Brinquemos ao apanha: o que é que distingue Isabela de Maria Luísa? “Essa é a pergunta à qual nunca irei responder. Se estivesse lá inteira, seria o caos. Quero prender o leitor, obrigá-lo a amar-me e sirvo-me de todos os estratagemas. A literatura é o privado e o íntimo, o autêntico, mas posso construir camadas sobre a autobiografia.” Montar uma narrativa, mesmo usando a experiência autobiográfica, não deixa de ser um trabalho ficcional, e Isabela fala de um leitor que numa sessão de apresentação do livro elogiou a sua coragem em revelar um episódio que, diz ela, não foi vivido por si: “Adorei e assumi. É tudo verdade e é tudo ficção. Uso a minha vida para construir outra vida. Estou aqui, este é o meu corpo e o meu corpo está aqui para tudo, amem-me, dêem-me pancada, façam o que quiserem.  Estou aqui para fazer barulho.”

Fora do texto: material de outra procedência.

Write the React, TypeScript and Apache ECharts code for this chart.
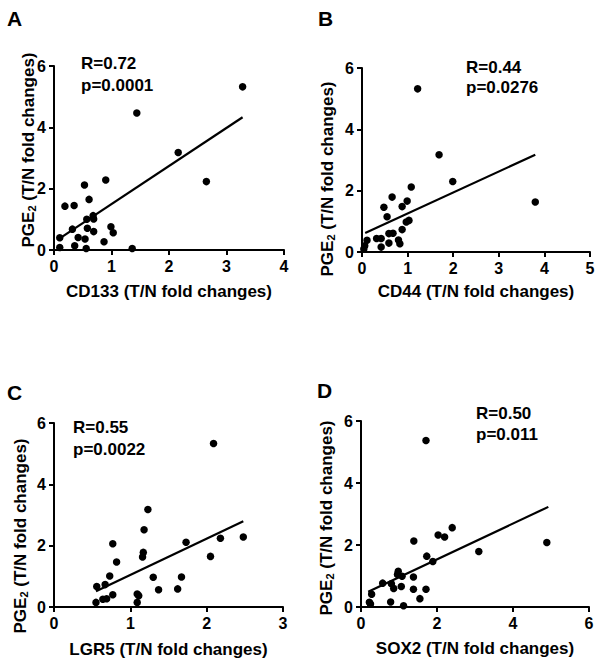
import React, { useEffect, useRef } from "react";
import * as echarts from "echarts";

const FONT = "'Liberation Sans', Arial, Helvetica, sans-serif";

// Panel A: CD133 vs PGE2
const cd133Points: number[][] = [
  [3.28, 5.32], [1.44, 4.47], [2.16, 3.18], [2.65, 2.23], [0.9, 2.28],
  [0.53, 2.12], [0.19, 1.43], [0.35, 1.45], [0.61, 1.65], [0.68, 1.12],
  [0.69, 1.01], [0.57, 1.0], [0.58, 0.71], [0.69, 0.6], [0.32, 0.68],
  [0.1, 0.4], [0.42, 0.41], [0.54, 0.36], [0.36, 0.14], [0.1, 0.08],
  [0.56, 0.05], [0.87, 0.27], [0.99, 0.76], [1.03, 0.56], [1.36, 0.05],
];
const cd133Fit: number[][] = [[0.06, 0.33], [3.28, 4.33]];

// Panel B: CD44 vs PGE2
const cd44Points: number[][] = [
  [1.22, 5.32], [1.69, 3.17], [1.99, 2.3], [3.8, 1.63], [1.08, 2.12],
  [0.66, 1.79], [0.48, 1.46], [0.99, 1.66], [0.88, 1.48], [0.55, 1.15],
  [1.03, 1.03], [0.97, 0.98], [0.88, 0.73], [0.59, 0.6], [0.68, 0.61],
  [0.32, 0.44], [0.42, 0.44], [0.11, 0.38], [0.8, 0.39], [0.83, 0.27],
  [0.59, 0.29], [0.42, 0.16], [0.06, 0.2], [0.04, 0.1],
];
const cd44Fit: number[][] = [[0.07, 0.62], [3.8, 3.17]];

// Panel C: LGR5 vs PGE2
const lgr5Points: number[][] = [
  [2.09, 5.33], [1.23, 3.18], [1.18, 2.52], [0.77, 2.06], [1.17, 1.78],
  [1.16, 1.63], [0.82, 1.47], [1.73, 2.11], [2.18, 2.24], [2.48, 2.28],
  [2.05, 1.65], [0.73, 1.01], [1.3, 0.97], [1.67, 0.98], [0.56, 0.67],
  [0.67, 0.73], [1.37, 0.56], [1.62, 0.59], [0.77, 0.4], [0.64, 0.25],
  [0.69, 0.27], [1.09, 0.42], [1.11, 0.37], [0.55, 0.15], [1.09, 0.15],
];
const lgr5Fit: number[][] = [[0.55, 0.51], [2.48, 2.8]];

// Panel D: SOX2 vs PGE2
const sox2Points: number[][] = [
  [1.71, 5.37], [2.4, 2.56], [2.03, 2.32], [2.2, 2.26], [1.39, 2.13],
  [4.89, 2.08], [3.1, 1.79], [1.73, 1.64], [1.89, 1.47], [0.98, 1.15],
  [0.96, 1.05], [1.08, 0.99], [1.38, 0.97], [0.57, 0.77], [0.8, 0.75],
  [0.86, 0.6], [1.06, 0.66], [1.38, 0.57], [1.71, 0.57], [1.55, 0.27],
  [0.28, 0.41], [0.22, 0.15], [0.25, 0.1], [0.78, 0.16], [1.12, 0.04],
];
const sox2Fit: number[][] = [[0.19, 0.49], [4.93, 3.23]];

const panelLetters = ["A", "B", "C", "D"];
const xAxisNames = [
  "CD133 (T/N fold changes)",
  "CD44 (T/N fold changes)",
  "LGR5 (T/N fold changes)",
  "SOX2 (T/N fold changes)",
];
const yAxisNameRich = "{a|PGE}{s|2}{a| (T/N fold changes)}";
const xMaxes = [4, 5, 3, 6];
const xIntervals = [1, 1, 1, 2];
const yMax = 6;
const yInterval = 2;
const rLabels = ["R=0.72", "R=0.44", "R=0.55", "R=0.50"];
const pLabels = ["p=0.0001", "p=0.0276", "p=0.0022", "p=0.011"];

const pointSets = [cd133Points, cd44Points, lgr5Points, sox2Points];
const fitSets = [cd133Fit, cd44Fit, lgr5Fit, sox2Fit];

// layout
const grids = [
  { left: 54, top: 66, width: 230, height: 184 },
  { left: 362, top: 68, width: 228, height: 184 },
  { left: 54, top: 423, width: 229, height: 184 },
  { left: 361, top: 421, width: 228, height: 186 },
];
const xNameGaps = [33, 31, 34, 33];
const letterPos = [[7, 18], [318, 18], [7, 392], [317, 390]];
const rPos = [[81, 63], [466, 67], [73, 427], [476, 413]];
const pPos = [[81, 85], [466, 87], [73, 449], [476, 434]];
const yNamePos = [[27, 150], [326, 179], [19, 536], [325, 518]];

export default function App() {
  const ref = useRef<HTMLDivElement>(null);
  useEffect(() => {
    if (!ref.current) return;
    const chart = echarts.init(ref.current, undefined, { renderer: "svg" });
    const graphics: any[] = [];
    const txt = (x: number, y: number, text: string, size: number) => ({
      type: "text",
      x,
      y,
      style: {
        text,
        fontSize: size,
        fontWeight: "bold",
        fontFamily: FONT,
        fill: "#000",
        align: "left",
        verticalAlign: "middle",
      },
    });
    for (let i = 0; i < 4; i++) {
      graphics.push(txt(letterPos[i][0], letterPos[i][1], panelLetters[i], 21));
      graphics.push(txt(rPos[i][0], rPos[i][1], rLabels[i], 17));
      graphics.push(txt(pPos[i][0], pPos[i][1], pLabels[i], 17));
      graphics.push({
        type: "text",
        x: yNamePos[i][0],
        y: yNamePos[i][1],
        rotation: Math.PI / 2,
        style: {
          text: yAxisNameRich,
          fill: "#000",
          align: "center",
          verticalAlign: "middle",
          rich: {
            a: { fontSize: 17, fontWeight: "bold", fontFamily: FONT, fill: "#000", lineHeight: 20, verticalAlign: "bottom" },
            s: { fontSize: 11, fontWeight: "bold", fontFamily: FONT, fill: "#000", lineHeight: 8, verticalAlign: "bottom" },
          },
        },
      });
    }

    const xAxes = grids.map((_, i) => ({
      type: "value",
      gridIndex: i,
      min: 0,
      max: xMaxes[i],
      interval: xIntervals[i],
      axisLine: { show: true, onZero: false, lineStyle: { color: "#000", width: 2 } },
      axisTick: { show: true, length: 5, lineStyle: { color: "#000", width: 2 } },
      axisLabel: { color: "#000", fontSize: 16, fontWeight: "bold", fontFamily: FONT, margin: 8 },
      splitLine: { show: false },
      name: xAxisNames[i],
      nameLocation: "middle",
      nameGap: xNameGaps[i],
      nameTextStyle: { color: "#000", fontSize: 17, fontWeight: "bold", fontFamily: FONT },
    }));
    const yAxes = grids.map((_, i) => ({
      type: "value",
      gridIndex: i,
      min: 0,
      max: yMax,
      interval: yInterval,
      axisLine: { show: true, onZero: false, lineStyle: { color: "#000", width: 2 } },
      axisTick: { show: true, length: 5, lineStyle: { color: "#000", width: 2 } },
      axisLabel: { color: "#000", fontSize: 16, fontWeight: "bold", fontFamily: FONT, margin: 8 },
      splitLine: { show: false },
    }));

    const option: any = {
      animation: false,
      backgroundColor: "#fff",
      grid: grids.map((g) => ({ ...g })),
      xAxis: xAxes,
      yAxis: yAxes,
      series: [
        ...pointSets.map((pts, i) => ({
          type: "scatter",
          xAxisIndex: i,
          yAxisIndex: i,
          data: pts,
          symbol: "circle",
          symbolSize: 7.5,
          itemStyle: { color: "#000", opacity: 1 },
        })),
        ...fitSets.map((pts, i) => ({
          type: "line",
          xAxisIndex: i,
          yAxisIndex: i,
          data: pts,
          showSymbol: false,
          symbol: "none",
          lineStyle: { color: "#000", width: 2.2 },
        })),
      ],
      graphic: graphics,
    };
    chart.setOption(option);
    return () => chart.dispose();
  }, []);
  return (
    <div
      ref={ref}
      style={{ position: "fixed", left: 0, top: 0, width: 602, height: 665, background: "#fff" }}
    />
  );
}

Há um episódio de infância, recordado em Caderno de Memórias Coloniais, em que Isabela esbofeteia uma mulata. A impunidade é tanto mais grave por saber que ela não pode devolver-lhe a agressão. Esse episódio é um grande momento de literatura por concentrar a aprendizagem do colonialismo e do seu exercício de poder. Um outro exercício de poder é nomeado em A Gorda, em que Maria Luísa é visitada de surpresa por David, depois de ele a ter deixado. Deixou-a, mas ainda a deseja e força-a ter sexo até ela desistir: “Deseja o meu desprezível corpo que o envergonha? Use-o, então, e ponha-se a andar.”

“Aquilo que sou faz-se sobre todos os erros”, comenta. “Com todas as vilezas, não apagaria nada. A única coisa que apagaria: um sentimento de culpa e de inferioridade. Eu não me deveria ter ferido com o que os outros pensavam de mim. Mas se apagasse isso nunca teria escrito.”

A Gorda é um cometa. Não um que acabou de passar, mas um que estava há muito tempo escondido, ainda a fumegar e a gerar trepidação na superfície da vida privada. Existe um precedente? Isabela tem uma afinidade com Adília Lopes: “Ela escreve sempre no fio da navalha. Assim como hoje se fala do Fernando Pessoa, daqui a uns anos irá falar-se da Adília Lopes. Fará parte do programa do 12.º ano, no exame nacional. Mas ainda é cedo.” Isabela é professora de Português na Escola Secundária Fernão Mendes Pinto, em Almada, o que só torna mais divertido o efeito de borrasca do seu trabalho na literatura portuguesa. Terá sido por isso que chegou tão tarde? “O que eu queria escrever não tinha lugar na literatura. Nos anos 90 enviei um original a uma grande figura da língua portuguesa que me respondeu a dizer que aquilo não prestava para nada. Se calhar não prestava mesmo. Mas naquilo que lhe enviei estava o gérmen do que queria escrever.” E ter a fama de Madonna, a ponto de se ver na obrigação de sair à rua de máscara? “Agrada-me a ideia de ser lida e de ser amada através da leitura, mas gosto muito do anonimato.”